Not long after, the trailer ran out of space and the office added a large freezer/storage unit onto its building.
“It was supposed to be good for 20 years,” Anderson said with a chuckle, noting that the unit is filling up fast. “Nobody foresaw.”
Anderson still has 90 suspected undocumented-immigrant bodies from last year that haven’t been identified. Of the 88 bodies that have already come in this year, at least 25 are piles of bones with no leads as to who they are.
Anderson sometimes asks himself, “What the hell am I doing?” He knows that unless there is a major change in immigration policy, he’ll trudge in every day and be greeted with another body or partial remains that have been rotting in the desert.

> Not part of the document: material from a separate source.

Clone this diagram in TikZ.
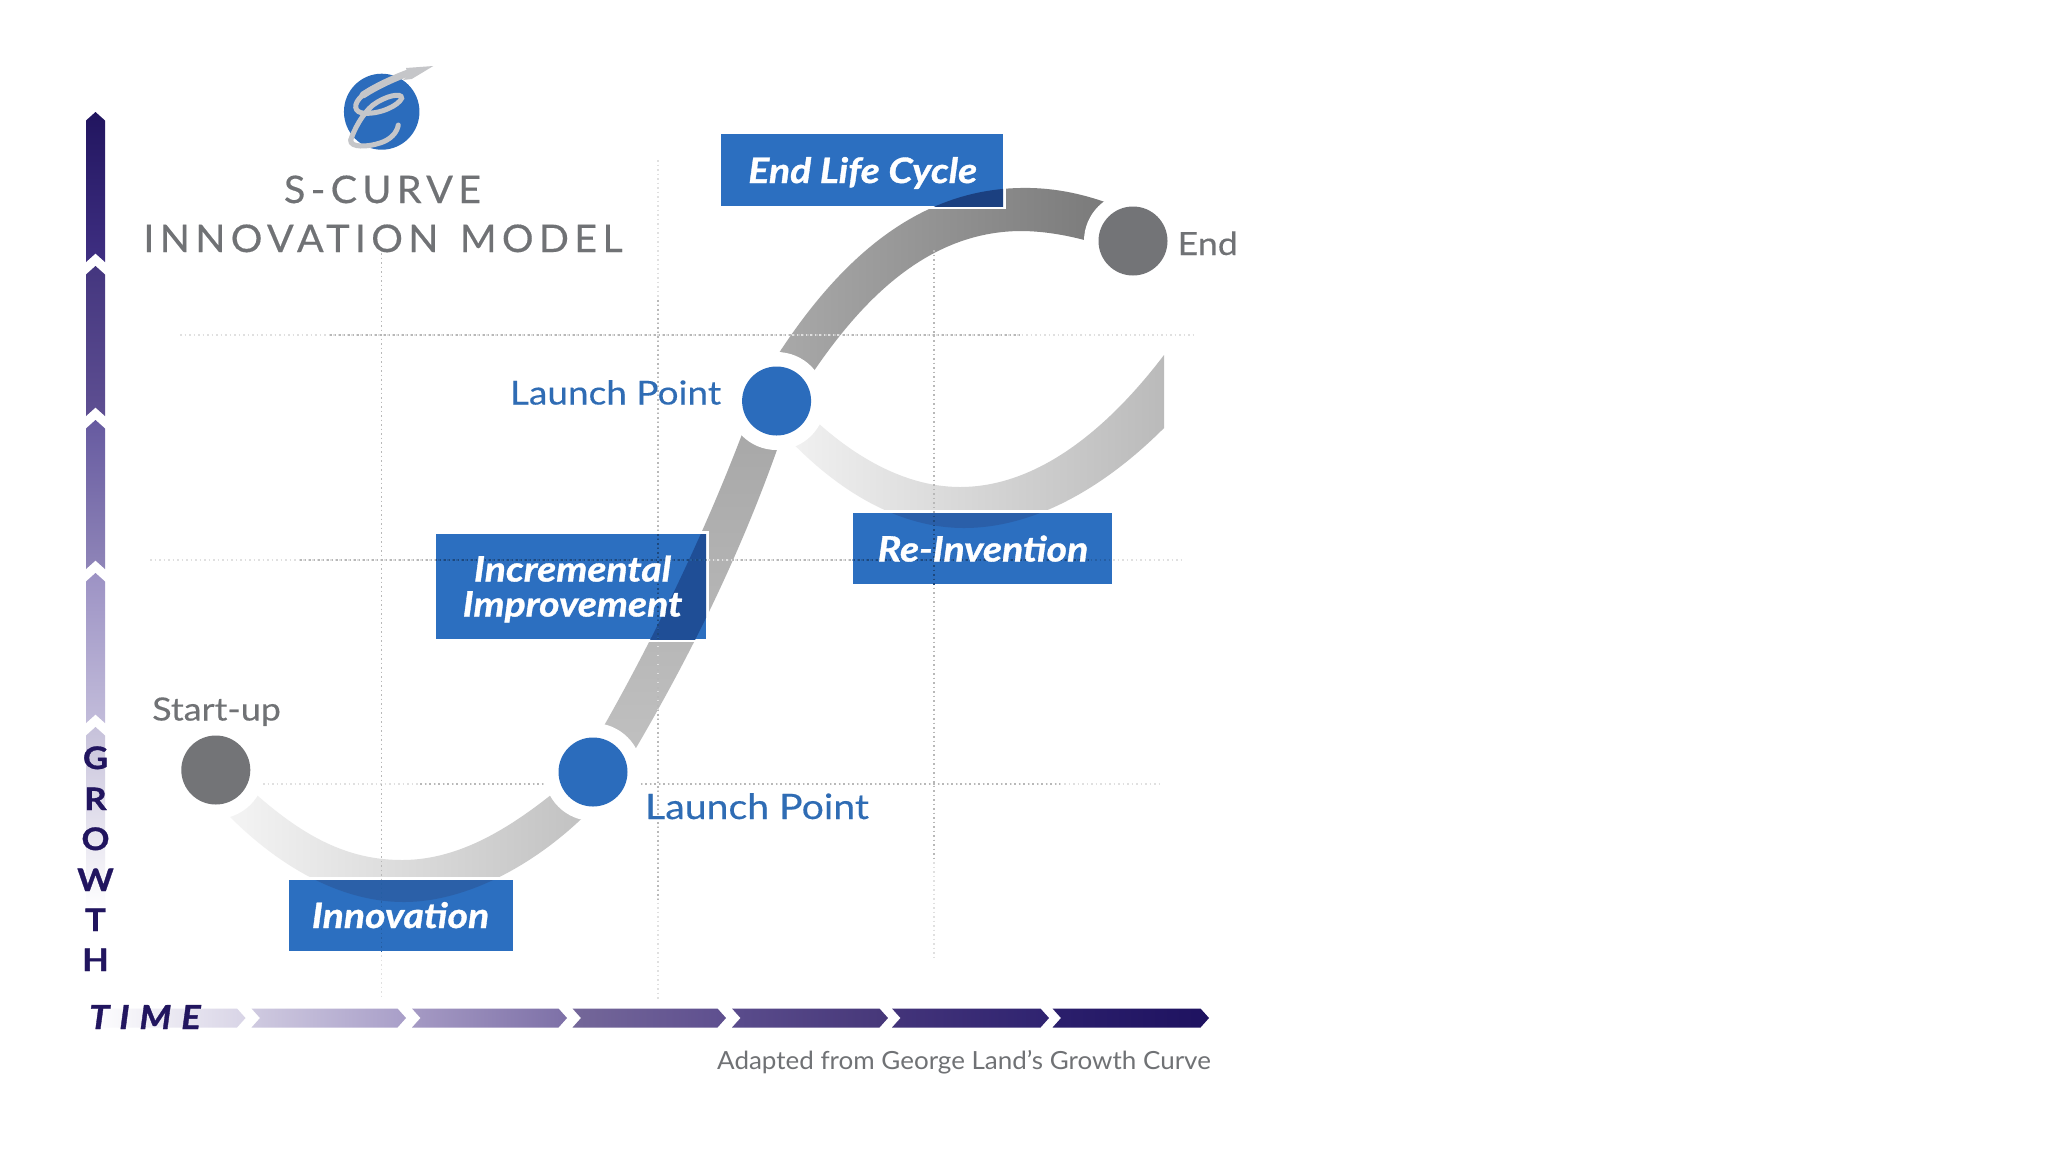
\documentclass[tikz,border=0pt]{standalone}
\usepackage{fontspec}
\usetikzlibrary{shapes.geometric}
\setmainfont{Lato}
\newfontfamily\titlefont[LetterSpace=14,FakeStretch=1.04,FakeBold=0.4]{Lato}
\newfontfamily\timefont[LetterSpace=30,FakeStretch=1.1,FakeBold=1]{Lato}
\newfontfamily\widefont[FakeStretch=1.12,FakeBold=0.3]{Lato}
\newfontfamily\adaptfont[FakeStretch=1.04]{Lato}
\newfontfamily\heavyfont[FakeStretch=1.12,FakeBold=1]{Lato}
\definecolor{boxblue}{HTML}{2C6FC0}
\definecolor{dotblue}{HTML}{2B6CBC}
\definecolor{labelblue}{HTML}{2F6CB4}
\definecolor{labelgray}{HTML}{707275}
\definecolor{dotgray}{HTML}{737477}
\definecolor{navy}{HTML}{21155F}
\definecolor{swoosh}{HTML}{C5C6C9}
\definecolor{overA}{HTML}{2B60A8}
\definecolor{overB}{HTML}{1F4E96}
\definecolor{overC}{HTML}{1B4080}
\definecolor{overD}{HTML}{2A5FA9}
\def\bandA{(225,765) .. controls (290,830) and (340,860) .. (402,860) .. controls (470,860) and (530,815) .. (590,762) -- (600,800) .. controls (545,860) and (470,902) .. (404,902) .. controls (335,902) and (265,860) .. (205,790) -- cycle}
\def\bandB{(590,750) .. controls (640,665) and (715,520) .. (765,370) -- (800,380) .. controls (750,545) and (680,675) .. (620,775) -- cycle}
\def\bandC{(765,375) .. controls (820,285) and (900,190) .. (1020,188) .. controls (1060,187) and (1100,197) .. (1140,217) -- (1140,258) .. controls (1100,243) and (1060,231) .. (1020,231) .. controls (915,232) and (845,320) .. (795,400) -- cycle}
\def\bandD{(790,395) .. controls (840,450) and (900,487) .. (960,487) .. controls (1037,487) and (1107,430) .. (1164,355) -- (1164,428) .. controls (1102,490) and (1032,528) .. (964,528) .. controls (890,528) and (820,480) .. (765,412) -- cycle}
\def\gridlines#1#2{%
  \draw[griddot,draw=#1] (180,335) -- (1195,335);
  \draw[griddot,draw=#1] (150,560) -- (1185,560);
  \draw[griddot,draw=#1] (263,784) -- (1160,784);
  \draw[griddot,draw=#1] (381.5,253) -- (381.5,1000);
  \draw[griddot,draw=#1] (658,160) -- (658,1000);
  \draw[griddot,draw=#1] (934,250) -- (934,960);
  \draw[griddot,draw=#2] (330,335) -- (1020,335);
  \draw[griddot,draw=#2] (300,560) -- (1090,560);
  \draw[griddot,draw=#2] (420,784) -- (1060,784);
  \draw[griddot,draw=#2] (381.5,253) -- (381.5,880);
  \draw[griddot,draw=#2] (658,300) -- (658,900);
  \draw[griddot,draw=#2] (934,250) -- (934,860);
}
\newcommand\whitegap[4]{\fill[white] ({#1-3},{#2-3}) rectangle ({#3+3},{#4+3});}
\newcommand\labelbox[7]{%
  \node[bluebox,minimum width={(#4-#2)*1pt},minimum height={(#5-#3)*1pt}] (#1) at ({(#2+#4)/2},{(#3+#5)/2}) {};
  \begin{scope}
    \clip (#1.south west) rectangle (#1.north east);
    \fill[#7] #6;
    \gridlines{boxblue!85!black}{boxblue!65!black}
  \end{scope}
}
\newcommand\vseg[4]{\definecolor{ca}{HTML}{#3}\definecolor{cb}{HTML}{#4}\shade[top color=ca,bottom color=cb] (86,{#1+8.5}) -- (95.5,#1) -- (105,{#1+8.5}) -- (105,#2) -- (95.5,{#2-8.5}) -- (86,#2) -- cycle;}
\newcommand\hseg[4]{\definecolor{ca}{HTML}{#3}\definecolor{cb}{HTML}{#4}\shade[left color=ca,right color=cb] (#1,1008.5) -- ({#2-8.5},1008.5) -- (#2,1018) -- ({#2-8.5},1027.5) -- (#1,1027.5) -- ({#1+8.5},1018) -- cycle;}
\tikzset{
  griddot/.style={line width=1.1pt,dash pattern=on 1.5pt off 3pt},
  bluebox/.style={fill=boxblue,inner sep=0pt,outer sep=0pt,shape=rectangle},
  boxtext/.style={text=white,anchor=base,inner sep=0pt,font=\fontsize{35}{35}\selectfont\heavyfont\bfseries\itshape},
  greytext/.style={text=labelgray,anchor=base,inner sep=0pt},
  bluetext/.style={text=labelblue,anchor=base,inner sep=0pt,font=\fontsize{35}{35}\selectfont\widefont},
  growletter/.style={text=navy,anchor=base,inner sep=0pt,font=\fontsize{31}{31}\selectfont\heavyfont\bfseries},
  halo/.style={circle,fill=white,minimum size=98pt,inner sep=0pt},
  dot/.style={circle,minimum size=69pt,inner sep=0pt},
  titletext/.style={text=labelgray,anchor=base,inner sep=0pt,font=\fontsize{38}{38}\selectfont\titlefont},
}
\begin{document}
\begin{tikzpicture}[x=1pt,y=-1pt]
\useasboundingbox (0,0) rectangle (2048,1152);
\fill[white] (0,0) rectangle (2048,1152);
% bands
\shade[left color=black!3,right color=black!25] \bandA;
\shade[top color=black!36,bottom color=black!24] \bandB;
\shade[left color=black!33,right color=black!54] \bandC;
\shade[left color=black!4,right color=black!27] \bandD;
\whitegap{288.5}{880}{512.5}{951}
\whitegap{436}{534}{706}{639}
\whitegap{720.5}{134}{1003}{206}
\whitegap{852.5}{513}{1111.5}{584}
\gridlines{black!12}{black!28}
% growth arrow
\vseg{112}{262}{21155F}{3F2F82}
\vseg{266}{416}{44367F}{5E4F92}
\vseg{420}{569}{665AA0}{8F85B8}
\vseg{573}{723}{9C92C4}{C2BCDA}
\vseg{727}{910}{C6C1DA}{FFFFFF}
% time arrow
\hseg{90}{245.5}{FFFFFF}{D8D4E6}
\hseg{251.5}{406}{CFCAE0}{A89EC8}
\hseg{412}{567}{A59AC4}{7D70A7}
\hseg{572.5}{726}{746799}{5E4F8F}
\hseg{732}{888}{5A4C8C}{463779}
\hseg{892}{1049}{43347A}{2F2370}
\hseg{1052.5}{1209}{2B1F6C}{1E1260}
% circles
\node[halo] (haloA) at (215.8,770) {};
\node[halo] (haloB) at (593,772) {};
\node[halo] (haloC) at (776.6,401) {};
\node[halo] (haloD) at (1133,241) {};
\node[dot,fill=dotgray] (startdot) at (215.8,770) {};
\node[dot,fill=dotblue] (launchA) at (593,772) {};
\node[dot,fill=dotblue] (launchB) at (776.6,401) {};
\node[dot,fill=dotgray] (enddot) at (1133,241) {};
% boxes
\labelbox{boxInno}{288.5}{880}{512.5}{951}{\bandA}{overA}
\labelbox{boxIncr}{436}{534}{706}{639}{\bandB}{overB}
\labelbox{boxEnd}{720.5}{134}{1003}{206}{\bandC}{overC}
\labelbox{boxRe}{852.5}{513}{1111.5}{584}{\bandD}{overD}
\node[boxtext] (tInno) at (400.5,928) {Innovation};
\node[boxtext] (tIncrA) at (572.5,581.5) {Incremental};
\node[boxtext] (tIncrB) at (572.5,616.5) {Improvement};
\node[boxtext] (tEnd) at (862.7,183) {End Life Cycle};
\node[boxtext] (tRe) at (983,561.5) {Re-Invention};
% labels
\node[greytext,font=\fontsize{32}{32}\selectfont\widefont] (tStart) at (216.5,720.5) {Start-up};
\node[greytext,font=\fontsize{32}{32}\selectfont\widefont] (tEndLabel) at (1207.7,255) {End};
\node[bluetext,font=\fontsize{33}{33}\selectfont\widefont] (tLaunchB) at (615.5,404.5) {Launch Point};
\node[bluetext] (tLaunchA) at (757,819) {Launch Point};
\node[greytext,font=\fontsize{25}{25}\selectfont\adaptfont] (tAdapted) at (964,1069) {Adapted from George Land’s Growth Curve};
% title
\node[titletext] (tTitleA) at (382.5,203) {S-CURVE};
\node[titletext] (tTitleB) at (383,252) {INNOVATION\hspace{6pt} MODEL};
% axis text
\node[growletter] (gG) at (95.5,769) {G};
\node[growletter] (gR) at (95.5,810) {R};
\node[growletter] (gO) at (95.5,850) {O};
\node[growletter] (gW) at (95.5,891) {W};
\node[growletter] (gT) at (95.5,931) {T};
\node[growletter] (gH) at (95.5,971) {H};
\node[anchor=base,inner sep=0pt,text=navy,font=\fontsize{33}{33}\selectfont\timefont\bfseries\itshape] (tTime) at (145,1029) {TIME};
% logo
\node[ellipse,fill=dotblue,minimum width=75.5pt,minimum height=76pt,inner sep=0pt] (logo) at (381.7,111.7) {};
\draw[swoosh,line width=7pt,line cap=round] (408,73) .. controls (392,79) and (375,87) .. (363,95);
\draw[swoosh,line width=5pt,line cap=round] (363,95) .. controls (352,104) and (354,113) .. (365,113.3) .. controls (380,114) and (398,106) .. (401.7,98.3) .. controls (402,92) and (385,96) .. (373,105) .. controls (362,114) and (354,130) .. (350.7,140);
\draw[swoosh,line width=5pt,line cap=round] (350.7,140) .. controls (350,148) and (368,147) .. (380,143) .. controls (390,140) and (397,133) .. (398.3,125);
\fill[swoosh] (433.3,66) -- (406,68) -- (408,75) -- (403,80) -- (411.7,79) -- cycle;
\end{tikzpicture}
\end{document}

“I still look forward to the day – I think everybody in this office does – when something happens where the migrants aren’t dying,” he said. “Where, if they need to come here to work, they’re doing it in a safer way. But they’re just not dying.”
For every undocumented immigrant who dies in Arizona, Anderson puts clues to their identity on the National Missing and Unidentified Persons System, a website that lets relatives from any country find missing kin.
Each time Anderson clears a body from the queue, a family gets a little closure. And that, maybe, makes the job worth it, he said.
“The alternative, not knowing, has got to be worse” for the family, he said.
The Pima County cemetery where the immigrants go after they can’t be identified or sent back to families is also reaching maximum capacity.
Far in the back of the graveyard, past green manicured lawns with men on mowers constantly pruning and edging, is a dirt-and-rock field where there are no fresh flowers.
In one corner are two tan blocks, each the size of two refrigerators laid on their sides and stacked. Numbered boxes the size of motorcycle batteries cover both of them.
Now that Pima County is running out of space for the dead, the immigrants are cremated and kept in the boxes.
Eventually, Anderson will identify 75 percent of the undocumented-immigrant bodies. But it’s likely some of this year’s bodies will end up as ashes in one of these battery-sized boxes.